I have worked with several older Variac (auto transformer) type power supplies which were 200 VDC 100 ADC units. The downside to what you are describing is lack of regulation. While I would not discourage building a bench power supply I can buy assorted 0 to 30 and 0 to 50 VDC units providing 3.0 to as high as 10.0 amps in the $50 to $60 USD range. I doubt I could build one that inexpensive. Really depends on what your output specifications are?

Ron
Yes lack of regulation is the main drawback.
As you say, its cheap to buy them pre assembled.
My friend is buying modules from china off ebay with pre-programmed voltages at the push of a button to build his supply.

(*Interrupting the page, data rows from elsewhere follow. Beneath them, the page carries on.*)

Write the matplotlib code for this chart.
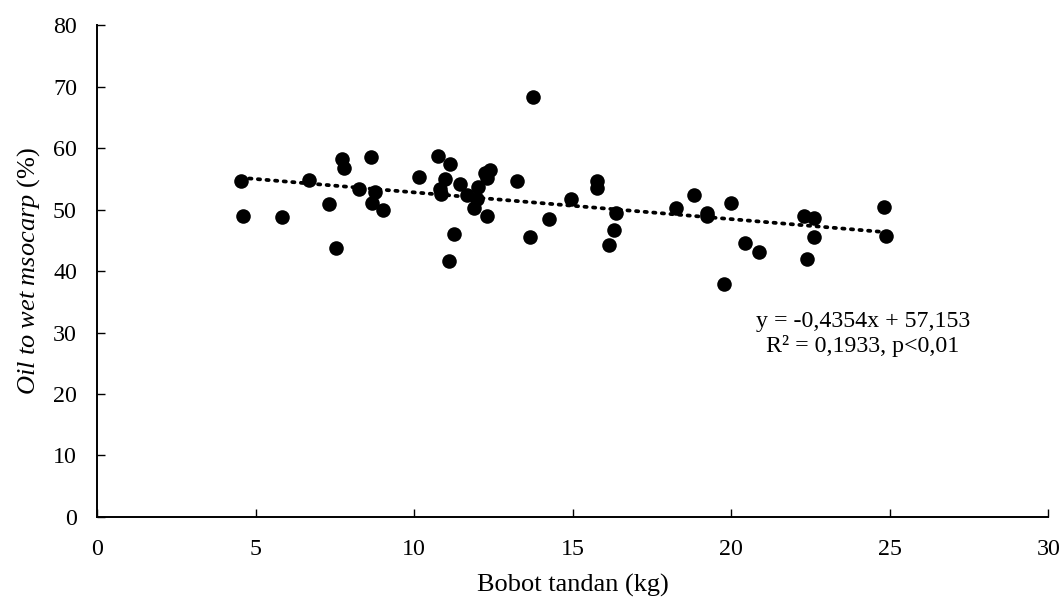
import matplotlib
matplotlib.use("Agg")
import matplotlib.pyplot as plt
import numpy as np

plt.rcParams['font.family'] = ['Liberation Serif', 'DejaVu Serif']
plt.rcParams['mathtext.fontset'] = 'custom'
plt.rcParams['mathtext.rm'] = 'Liberation Serif'
plt.rcParams['mathtext.it'] = 'Liberation Serif:italic'

bunch_weight = [4.53, 4.60, 5.84, 6.67, 7.31, 7.54, 7.72, 7.79, 8.27, 8.63, 8.76, 8.66, 9.03,
                10.17, 10.75, 11.14, 10.99, 10.82, 10.86, 11.27, 11.11, 11.45, 11.66, 12.03,
                11.89, 11.98, 12.24, 12.40, 12.31, 12.31, 13.24, 13.66, 14.24, 13.74, 14.94,
                15.77, 15.77, 16.36, 16.31, 16.14, 18.26, 18.82, 19.25, 19.25, 19.99, 19.78,
                20.44, 20.89, 22.30, 22.60, 22.60, 22.39, 24.83, 24.87]
oil_wet = [54.7, 48.9, 48.8, 54.8, 50.9, 43.8, 58.3, 56.7, 53.4, 58.6, 52.8, 51.0, 50.0,
           55.3, 58.7, 57.4, 54.9, 53.3, 52.5, 46.1, 41.6, 54.1, 52.4, 53.6,
           50.3, 51.8, 55.9, 56.4, 55.2, 48.9, 54.7, 45.5, 48.4, 68.3, 51.7,
           54.6, 53.5, 49.4, 46.6, 44.3, 50.3, 52.4, 49.4, 48.9, 51.0, 37.9,
           44.5, 43.1, 48.9, 48.6, 45.5, 42.0, 50.5, 45.7]

slope = -0.4354
intercept = 57.153
eq_text = "y = -0,4354x + 57,153\nR² = 0,1933, p<0,01"

fig = plt.figure(figsize=(10.64, 5.99), dpi=100)
ax = fig.add_axes([0.0912, 0.137, 0.894, 0.821])

ax.scatter(bunch_weight, oil_wet, s=110, color='black', zorder=3, linewidths=0)
xs = np.array([min(bunch_weight), max(bunch_weight)])
ax.plot(xs, slope * xs + intercept, color='black', linestyle=(0, (0.6, 1.7)),
        linewidth=2.7, dash_capstyle='round', zorder=2)

ax.set_xlim(0, 30)
ax.set_ylim(0, 80)
ax.set_xticks(range(0, 31, 5))
ax.set_yticks(range(0, 81, 10))
for s in ['top', 'right']:
    ax.spines[s].set_visible(False)
for s in ['left', 'bottom']:
    ax.spines[s].set_linewidth(1.4)
ax.tick_params(direction='in', length=6, width=1.0, labelsize=17.3)
ax.tick_params(axis='y', pad=14.5)
ax.tick_params(axis='x', pad=16)

ax.set_xlabel("Bobot tandan (kg)", fontsize=19, labelpad=10)
ax.set_ylabel(r"$\mathit{Oil\ to\ wet\ msocarp}$ (%)", fontsize=19, labelpad=8)

ax.text(24.16, 29.8, eq_text, ha='center', va='center', fontsize=17.2, linespacing=1.17)

fig.savefig("out.png", dpi=100)
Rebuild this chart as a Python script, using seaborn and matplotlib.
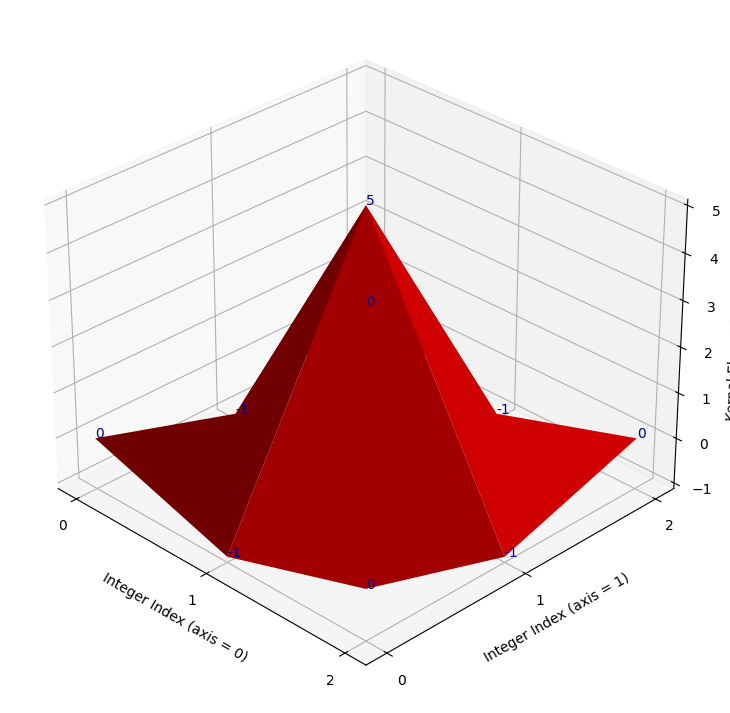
import numpy as np
import seaborn as sns
import matplotlib
matplotlib.use('Agg')
import matplotlib.pyplot as plt

# sharpen kernel shown as a surface
kernel = [[0, -1, 0],
          [-1, 5, -1],
          [0, -1, 0]]
index_values = [0, 1, 2]
z_ticks = [-1, 0, 1, 2, 3, 4, 5]

sns.reset_orig()
surface_color = sns.color_palette(['#ff0000'])[0]

values = np.array(kernel)
X, Y = np.meshgrid(index_values, index_values, indexing='ij')

fig = plt.figure(figsize=(7.3, 7.13), dpi=100)
ax = fig.add_axes([0.0035, 0.015, 0.97, 0.97], projection='3d')
ax.plot_surface(X, Y, values, color=surface_color, rstride=1, cstride=1)

for i in index_values:
    for j in index_values:
        ax.text(i, j, values[i, j], str(values[i, j]), color='darkblue')

ax.view_init(elev=30, azim=-45)
ax.set_xticks(index_values)
ax.set_yticks(index_values)
ax.set_zticks(z_ticks)
ax.set_xlabel('Integer Index (axis = 0)')
ax.set_ylabel('Integer Index (axis = 1)')
ax.set_zlabel('Kernel Element Value', labelpad=1.5)

fig.savefig('out.png', dpi=100)
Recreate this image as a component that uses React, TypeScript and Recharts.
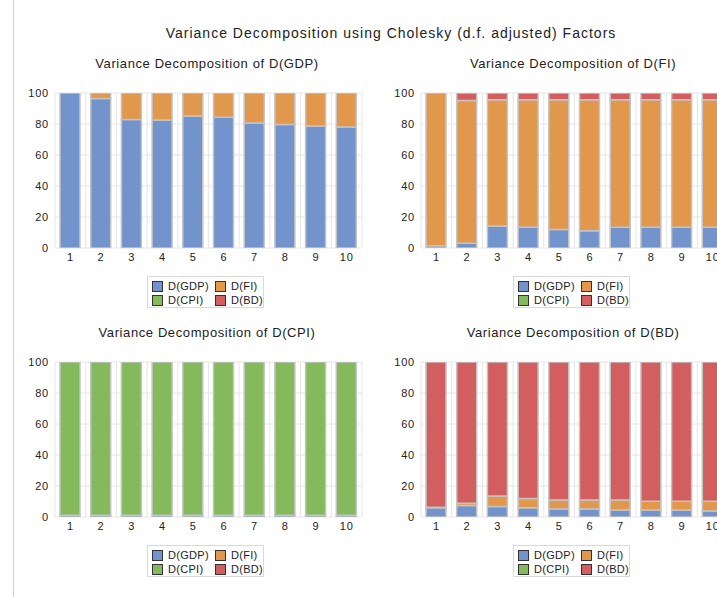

Dunno what the quality of this sort of stuff is like from china, but the VARIAC may just be best for AC voltages only and i use a seperate regulated unit for the DC supply.
 
That is how I would go about it using a variac for a variable AC supply and then build a regulated DC supply but all things considered, I would buy over build a DC bench supply.

Ron
 
Ron;
at the time, Superior Electric "Powerstats" variacs were the "Rolls-Royce" in the industry.
Built, literally, like tanks. Would last forever.
 
In about 1970-something I used one of these and a motor, on a 10,000 watt transmitter. (grid power supply) When the output power is over +102.5% the motor turned down the voltage. When the power is under 95% the motor turned the knob up.
upload_2017-8-15_7-25-53.jpeg

Not my finest design, but it did work for decades.
 
I still have a 10A 0V to 30V variable linear supply with a Variac ahead of the main transformer. The voltage drop across the pass transistors is metered, so the Variac can be set so that the unregulated voltage upstream of the regulator is just above the drop-out voltage to minimize dissipation in the regulator at any preset output voltage...

I built it in the 1970s...
 
Ron;
at the time, Superior Electric "Powerstats" variacs were the "Rolls-Royce" in the industry.
Built, literally, like tanks. Would last forever.
Yeah, located up the road here in Cleveland, Ohio. Superiour also made some of the brute supplies we mentioned earlier. Think I have a few of their variacs laying around here somewhere. :)

Ron
 
nzoomed:

Mikes post here:

I still have a 10A 0V to 30V variable linear supply with a Variac ahead of the main transformer. The voltage drop across the pass transistors is metered, so the Variac can be set so that the unregulated voltage upstream of the regulator is just above the drop-out voltage to minimize dissipation in the regulator at any preset output voltage...

is exactly what I envisaged when I read your initial post. It's not the most practical project in this day-and-age, but if you have the parts and want to use them this would be a fascintaing project.
It's essentially an extension of the technique Ron mentions above for switching taps - which is still used in plenty of modern bench power supplies.

As long as your output transistors can take the full output voltage, you can still have good regulation and full current limiting.
----

Myself, I have an isolated variac unit to which I can couple a rectifier set with adjustible overcurrent cutoff (with steep foldback). I find it very useful for working on higher-voltage stuff like off-line switchers and, in centre-tapped mode, high power amplifier modules.
 
Im wanting to build a lab power supply using a variac to control the voltage going into a stepdown transformer to give me the option of variable AC voltage in addition to DC fed through a rectifier.

I will probably have 50V on the secondary or something near enough from the UPS transformers i have floating around.

I dont know if this is the most practical means of building a lab power supply,

And surely bulky. Maybe the AC availability justifies that?